Celine, a French luxury label owned by the LVMH group since 1996 and headed by Hedi Slimane cultivates the unisex luxury fashion by crafting a new wave silhouette that tunes his lifetime documentation of youth movements with Celine’s heritage roots. Hedi Slimane also announced The arresting, androgynous Fall/Winter Collection of 2019, was inspired by the 70s style of checkers skirts, unisex ponchos and blazers. Alessandro Michele, the Creative Director of Gucci, is acclaimed for his easy, independent style of self-expression bringing in the ideals of past and blending it with the punk modernity of now. Gucci has been pivotal in popularising gender fluid fashion - men and women walk the runway together, often showing off similar patterns, designs and styles. Other influential luxury fashion designers such as JW Anderson, Rick Owens, Katharine Hamnett and Raf Simons are encouraging androgyny through their designs and art are definitely making headway in this new world that’s embracing individuality and is open and accepting about the LGBTQIAP+++.
Also contributing to the current unisex fashion movement, are public figures who exert quite some influence over their admirers. Wearing Celine’s $67,000 women’s furry mink coat, Pharrell Williams posed as the cover boy for GQ September 2015 issue. Pharrell Williams was also the first man ever to appear in a Chanel handbag ad in 2017; he toted a crocodile version of the Gabrielle Bag in a concert hall. He also featured in a film about the making of the November 2018 collection focusing on street art. “Gabrielle Coco Chanel didn't see partitions, and it's interesting, because neither did the brand when it came to giving me a shot,” said Williams in an interview with Vogue. “[Chanel] is not afraid of these things, just like [Gabrielle] wasn't afraid. There doesn't need to be boundaries as long as you can hold onto the heritage and continue to push it, like Karl always [did]. We don't need walls, we need bridges.”
Apart from him, there are many famed personalities standing by their belief in androgyny. Jaden Smith smashed gender norms by donning a Louis Vuitton skirt in their 2016 ad. Lily-Rose Depp channelled her inner Karl Lagerfield by wearing a black suit with white shirt and a loose fitting black tie, paired with pink heels when she attended the Chaumet's Cocktail Party and Dinner for Cesar's Revelations in Paris. Popular rappers like Young Thug and Playboi Carti are rejecting binary and embracing androgyny even in the highly masculinity-driven world of hip-hop.
Luxury Fashion Awards such as LVMH Prize’s ‘Gender Neutral’ category and CFDA Fashion Award’s ‘Unisex/Non-Binary option’ are promoting a new age of fashion designers who have the liberty to create art free of all gender confines.
Popular culture has enormous potential to drive an idea or a thought, to bring about change.
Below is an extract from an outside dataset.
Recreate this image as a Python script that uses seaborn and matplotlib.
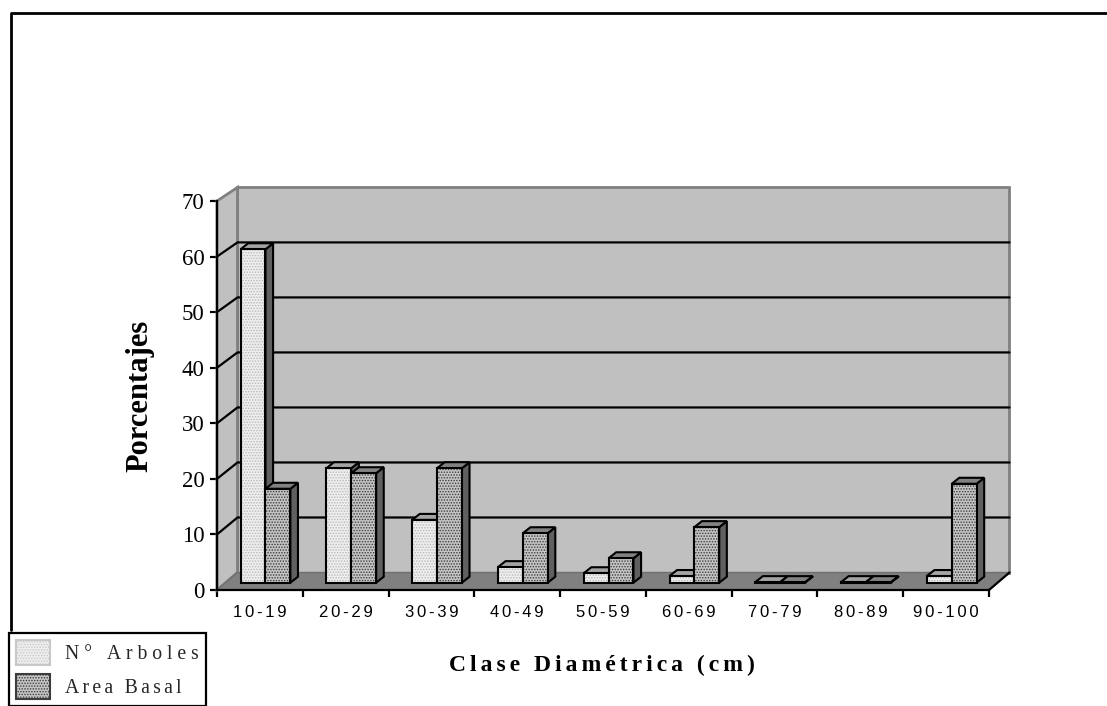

It is essential to understand that although luxury houses often feature celebrities and luminaries in their campaigns and collections, they are focused on the concept of the design and the merchandise, not social change. And definitely not in this capacity.
The Pitfalls of Androgyny
Issues washed away in the revolution
Yes, fashion is fun, but clothing is also bound up with the most serious business we do as humans: expressing ourselves as we understand ourselves.
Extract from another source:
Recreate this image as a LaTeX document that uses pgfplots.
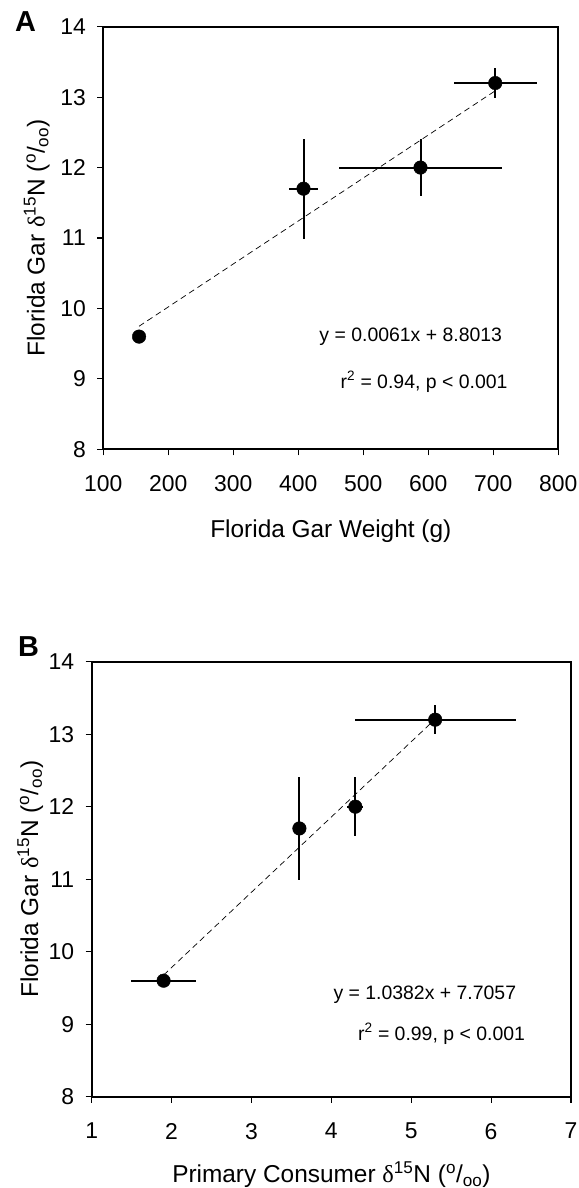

A remarkable trait of fashion is its cyclical nature. Popular fads come and then the craze fades away. A few years later, they are back in vogue, then they’re not. Androgyny is too important a sociocultural phenomena guiding society’s progression to be treated as just a trend. This is where the problem arises. Fashion luxury houses have been posing their collections to be androgynous for the sake of being woke, without realising the effect they are creating. Even if the intention behind the idea was pure, many seem to lose it in their later collections. There has also been a lot of backlash on social media when brands portray their “gender-neutral” collections to be consisting of just trousers, blazers and hoodies. Not including skirts or traditionally feminine apparel is a reflection of, once again, feminine unisex clothing.
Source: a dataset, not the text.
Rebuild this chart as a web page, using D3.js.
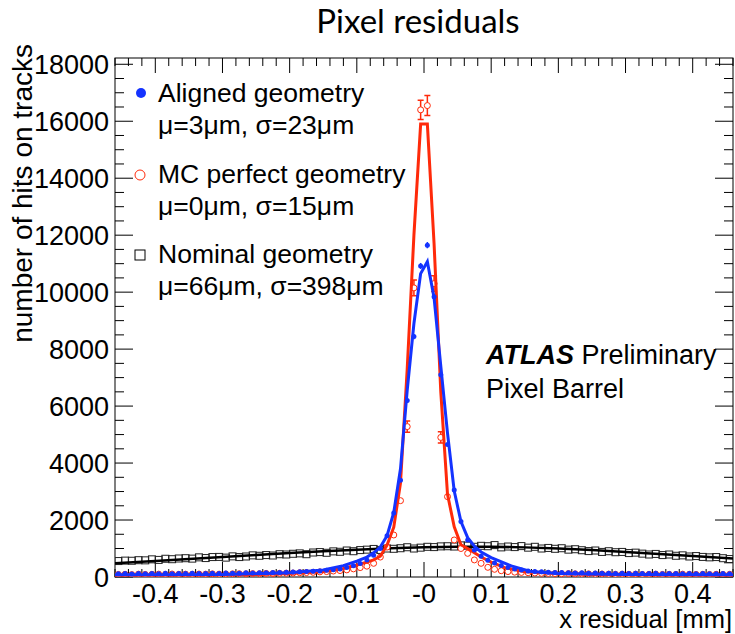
<!DOCTYPE html>
<html>
<head>
<meta charset="utf-8">
<script src="https://cdn.jsdelivr.net/npm/d3@7"></script>
<style>
	body { margin: 0; background: #fff; }
	svg { display: block; font-family: "Liberation Sans", Arial, sans-serif; }
</style>
</head>
<body>
<div id="chart"></div>
<script>

// histogram binning (x residual in mm)
var xDomain = [-0.46, 0.46];
var binWidth = 0.01;
var yDomain = [0, 18220];

var xTicks = [-0.4, -0.3, -0.2, -0.1, 0, 0.1, 0.2, 0.3, 0.4];
var xTickLabels = ["-0.4", "-0.3", "-0.2", "-0.1", "-0", "0.1", "0.2", "0.3", "0.4"];
var yTicks = [0, 2000, 4000, 6000, 8000, 10000, 12000, 14000, 16000, 18000];

// hits per bin, 92 bins from -0.46 to 0.46
var aligned = [110, 120, 105, 125, 115, 120, 110, 130, 115, 125,
	120, 130, 125, 120, 135, 125, 140, 130, 135, 145,
	140, 150, 145, 160, 155, 165, 175, 185, 190, 205,
	215, 235, 255, 285, 330, 395, 470, 600, 760, 1000,
	1450, 2250, 3400, 6200, 8440, 10920, 11650, 9840, 7100, 4650,
	3050, 1950, 1300, 950, 730, 590, 490, 400, 330, 285,
	245, 215, 195, 180, 170, 160, 155, 150, 140, 145,
	135, 140, 130, 135, 125, 130, 120, 130, 125, 120,
	130, 115, 125, 120, 115, 125, 110, 120, 115, 110,
	120, 115];

var mcPerfect = [90, 95, 85, 100, 90, 95, 100, 90, 105, 95,
	100, 95, 105, 100, 110, 100, 105, 110, 115, 110,
	120, 115, 125, 120, 130, 135, 140, 150, 155, 165,
	180, 190, 210, 225, 250, 285, 330, 380, 480, 700,
	1050, 1475, 2680, 5280, 10150, 16400, 16550, 10300, 4900, 2820,
	1300, 1000, 830, 600, 480, 340, 270, 220, 190, 170,
	160, 150, 140, 130, 125, 120, 115, 120, 110, 105,
	110, 100, 105, 100, 95, 100, 95, 100, 90, 95,
	100, 90, 95, 90, 100, 95, 90, 95, 90, 95,
	90, 95];

var nominal = [560, 575, 570, 590, 585, 620, 600, 640, 625, 650,
	660, 645, 690, 665, 700, 705, 680, 725, 700, 720,
	760, 745, 770, 755, 800, 790, 815, 830, 800, 860,
	875, 850, 900, 885, 930, 905, 945, 960, 985, 950,
	1000, 990, 1010, 1045, 1000, 1030, 1060, 1050, 1075, 1080,
	1070, 1110, 1100, 1060, 1095, 1080, 1120, 1040, 1070, 1050,
	1085, 1030, 1060, 1000, 1020, 990, 1010, 960, 975, 940,
	910, 930, 880, 905, 870, 880, 840, 855, 820, 790,
	810, 770, 790, 745, 760, 720, 735, 705, 690, 700,
	660, 630];

// error bars that are big enough to see
var errBins = [-0.025, -0.015, -0.005, 0.005, 0.015, 0.025];
var alignedErr = [80, 95, 105, 110, 100, 85];
var mcPerfectErr = [200, 280, 340, 350, 280, 200];

// fitted functions
var alignedFitX = [-0.46, -0.3, -0.2, -0.15, -0.12, -0.1, -0.085, -0.075, -0.065, -0.055, -0.045, -0.035, -0.025, -0.015, -0.005, 0.005, 0.015, 0.025, 0.035, 0.045, 0.055, 0.065, 0.075, 0.085, 0.1, 0.13, 0.16, 0.2, 0.3, 0.46];
var alignedFitY = [80, 90, 150, 250, 400, 560, 700, 850, 1050, 1450, 2270, 3800, 6550, 8900, 10650, 11070, 9800, 7400, 5050, 3020, 1945, 1380, 1080, 880, 680, 390, 190, 120, 90, 80];

var mcPerfectFitX = [-0.46, -0.35, -0.25, -0.2, -0.15, -0.12, -0.1, -0.085, -0.075, -0.065, -0.055, -0.045, -0.035, -0.025, -0.015, -0.005, 0.005, 0.015, 0.025, 0.035, 0.045, 0.055, 0.065, 0.075, 0.085, 0.1, 0.12, 0.15, 0.2, 0.25, 0.35, 0.46];
var mcPerfectFitY = [60, 70, 90, 120, 190, 300, 420, 520, 600, 730, 1120, 1750, 3300, 7300, 12000, 15900, 15900, 11700, 6500, 2900, 1760, 1130, 1000, 850, 700, 520, 330, 180, 120, 90, 70, 60];

var nominalFitX = [-0.46, -0.4, -0.35, -0.3, -0.25, -0.2, -0.15, -0.1, -0.05, 0, 0.05, 0.1, 0.15, 0.2, 0.25, 0.3, 0.35, 0.4, 0.46];
var nominalFitY = [480, 560, 630, 700, 770, 840, 905, 960, 1010, 1045, 1062, 1060, 1040, 1000, 945, 880, 810, 740, 650];

var legendLabels = ["Aligned geometry", "MC perfect geometry", "Nominal geometry"];
var legendParams = ["\u03bc=3\u03bcm, \u03c3=23\u03bcm", "\u03bc=0\u03bcm, \u03c3=15\u03bcm", "\u03bc=66\u03bcm, \u03c3=398\u03bcm"];

var blue = "#1433ff", red = "#ff2a0a";

var W = 735, H = 634;
var margin = {top: 58, right: 2, bottom: 57, left: 115};
var width = W - margin.left - margin.right;
var height = H - margin.top - margin.bottom;

var svg = d3.select("#chart").append("svg")
	.attr("width", W)
	.attr("height", H);

var g = svg.append("g")
	.attr("transform", "translate(" + margin.left + "," + margin.top + ")");

var x = d3.scaleLinear().domain(xDomain).range([0, width]);
var y = d3.scaleLinear().domain(yDomain).range([height, 0]);

var centers = d3.range(aligned.length).map(function(i) {
	return xDomain[0] + binWidth * (i + 0.5);
});

g.append("clipPath").attr("id", "clip")
	.append("rect").attr("width", width).attr("height", height);

// ticks on all four sides, ROOT style (inside the frame)
var xMinor = d3.range(-23, 24).map(function(k) { return k * 0.02; }).filter(function(v) { return v >= xDomain[0] && v <= xDomain[1]; });
var yMinor = d3.range(0, 18001, 500);

var axes = g.append("g").attr("stroke", "#000").attr("stroke-width", 1);

xMinor.forEach(function(v) {
	var major = xTicks.some(function(t) { return Math.abs(t - v) < 1e-6; });
	var len = major ? 15 : 8;
	axes.append("line").attr("x1", x(v)).attr("x2", x(v)).attr("y1", height).attr("y2", height - len);
	axes.append("line").attr("x1", x(v)).attr("x2", x(v)).attr("y1", 0).attr("y2", len);
});

yMinor.forEach(function(v) {
	var major = v % 2000 === 0;
	var len = major ? 18 : 9;
	axes.append("line").attr("x1", 0).attr("x2", len).attr("y1", y(v)).attr("y2", y(v));
	axes.append("line").attr("x1", width).attr("x2", width - len).attr("y1", y(v)).attr("y2", y(v));
});

g.append("rect")
	.attr("width", width)
	.attr("height", height)
	.attr("fill", "none")
	.attr("stroke", "#000")
	.attr("stroke-width", 1);

// tick labels
g.selectAll(".xl")
	.data(xTicks)
	.enter()
	.append("text")
	.attr("x", function(d) { return x(d); })
	.attr("y", height + 26)
	.attr("text-anchor", "middle")
	.attr("font-size", 27)
	.text(function(d, i) { return xTickLabels[i]; });

g.selectAll(".yl")
	.data(yTicks)
	.enter()
	.append("text")
	.attr("x", -6)
	.attr("y", function(d) { return y(d); })
	.attr("dy", "0.36em")
	.attr("text-anchor", "end")
	.attr("font-size", 27)
	.text(function(d) { return d; });

// axis titles
svg.append("text")
	.attr("x", 732)
	.attr("y", 628)
	.attr("text-anchor", "end")
	.attr("font-size", 25.5)
	.text("x residual [mm]");

svg.append("text")
	.attr("transform", "translate(32,44) rotate(-90)")
	.attr("text-anchor", "end")
	.attr("font-size", 28)
	.text("number of hits on tracks");

svg.append("text")
	.attr("x", 418)
	.attr("y", 33)
	.attr("text-anchor", "middle")
	.attr("font-family", "Lato, 'Open Sans', sans-serif")
	.attr("font-size", 33)
	.text("Pixel residuals");

var plot = g.append("g").attr("clip-path", "url(#clip)");

var line = d3.line()
	.x(function(d) { return x(d[0]); })
	.y(function(d) { return y(d[1]); });

function pairs(xs, ys) {
	return xs.map(function(v, i) { return [v, ys[i]]; });
}

function binOf(v) {
	return Math.round((v - xDomain[0]) / binWidth - 0.5);
}

// nominal geometry: open squares + fit
plot.selectAll(".nom")
	.data(nominal)
	.enter()
	.append("rect")
	.attr("x", function(d, i) { return x(centers[i]) - 3.5; })
	.attr("y", function(d) { return y(d) - 3.5; })
	.attr("width", 7)
	.attr("height", 7)
	.attr("fill", "none")
	.attr("stroke", "#222")
	.attr("stroke-width", 1);

plot.append("path")
	.datum(pairs(nominalFitX, nominalFitY))
	.attr("d", line)
	.attr("fill", "none")
	.attr("stroke", "#000")
	.attr("stroke-width", 2.5);

// MC perfect: open circles + fit
plot.selectAll(".mcerr")
	.data(errBins)
	.enter()
	.append("path")
	.attr("d", function(d, i) {
		var v = mcPerfect[binOf(d)];
		var cx = x(d), y0 = y(v - mcPerfectErr[i]), y1 = y(v + mcPerfectErr[i]);
		return "M" + cx + "," + y0 + "V" + y1 + "M" + (cx - 3) + "," + y0 + "H" + (cx + 3) + "M" + (cx - 3) + "," + y1 + "H" + (cx + 3);
	})
	.attr("stroke", red)
	.attr("stroke-width", 1.5)
	.attr("fill", "none");

plot.selectAll(".mc")
	.data(mcPerfect)
	.enter()
	.append("circle")
	.attr("cx", function(d, i) { return x(centers[i]); })
	.attr("cy", function(d) { return y(d); })
	.attr("r", 3)
	.attr("fill", "#fff")
	.attr("stroke", red)
	.attr("stroke-width", 1);

plot.append("path")
	.datum(pairs(mcPerfectFitX, mcPerfectFitY))
	.attr("d", line)
	.attr("fill", "none")
	.attr("stroke", red)
	.attr("stroke-width", 3);

// aligned: filled dots + fit
plot.selectAll(".alerr")
	.data(errBins)
	.enter()
	.append("line")
	.attr("x1", function(d) { return x(d); })
	.attr("x2", function(d) { return x(d); })
	.attr("y1", function(d, i) { return y(aligned[binOf(d)] - alignedErr[i]); })
	.attr("y2", function(d, i) { return y(aligned[binOf(d)] + alignedErr[i]); })
	.attr("stroke", blue)
	.attr("stroke-width", 1.5);

plot.selectAll(".al")
	.data(aligned)
	.enter()
	.append("circle")
	.attr("cx", function(d, i) { return x(centers[i]); })
	.attr("cy", function(d) { return y(d); })
	.attr("r", 2.5)
	.attr("fill", blue);

plot.append("path")
	.datum(pairs(alignedFitX, alignedFitY))
	.attr("d", line)
	.attr("fill", "none")
	.attr("stroke", blue)
	.attr("stroke-width", 3);

// legend
var legend = svg.append("g").attr("font-size", 26.5);
var rowY = [102, 183, 263];

legendLabels.forEach(function(label, i) {
	legend.append("text").attr("x", 158).attr("y", rowY[i]).text(label);
	legend.append("text").attr("x", 158).attr("y", rowY[i] + 32).text(legendParams[i]);
});

legend.append("circle").attr("cx", 141).attr("cy", 93).attr("r", 5).attr("fill", blue);
legend.append("circle").attr("cx", 140).attr("cy", 175).attr("r", 5).attr("fill", "#fff").attr("stroke", red).attr("stroke-width", 1);
legend.append("rect").attr("x", 135).attr("y", 250).attr("width", 10).attr("height", 10).attr("fill", "none").attr("stroke", "#000").attr("stroke-width", 1);

// ATLAS label
var atlas = svg.append("text").attr("x", 486).attr("y", 364).attr("font-size", 27);
atlas.append("tspan").attr("font-weight", "bold").attr("font-style", "italic").text("ATLAS");
atlas.append("tspan").text(" Preliminary");

svg.append("text").attr("x", 486).attr("y", 398).attr("font-size", 27).text("Pixel Barrel");

</script>
</body>
</html>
Additionally, we encounter the problem of sizing and pricing. Men’s and women’s sizes are different, marked by a difference in their physical structure and build. One-size-fits-all philosophy cannot be exactly comfortable. Tanmay Saxena at LaneFortyfive provides a solution. “We make the tops (shirts/overshirts/jackets/coats) with the same cut irrespective of the gender. But for bottoms, we do adjust the cut to fit certain body types for comfort and practicality. The idea is not to force all body shapes and types into one single fit to prove a point. The idea is that everyone can wear every piece of clothing that we make irrespective of gender and that the silhouette that comes out at the end is uniform.”
Some brands don’t believe in the hue-and-cry created for genderless fashion, although it doesn’t make them conventionalists. “If it’s a men’s collection we house it in men’s, and if it’s a women’s collection we house it in women’s, but the customer finds what they want," said Ken Downing, ex-Fashion Director for 28 years at Neiman Marcus. "We find that we have guys — be it for size or for the look — shopping in the women’s department, and we have girls who equally have no issue purchasing items from the men’s area.”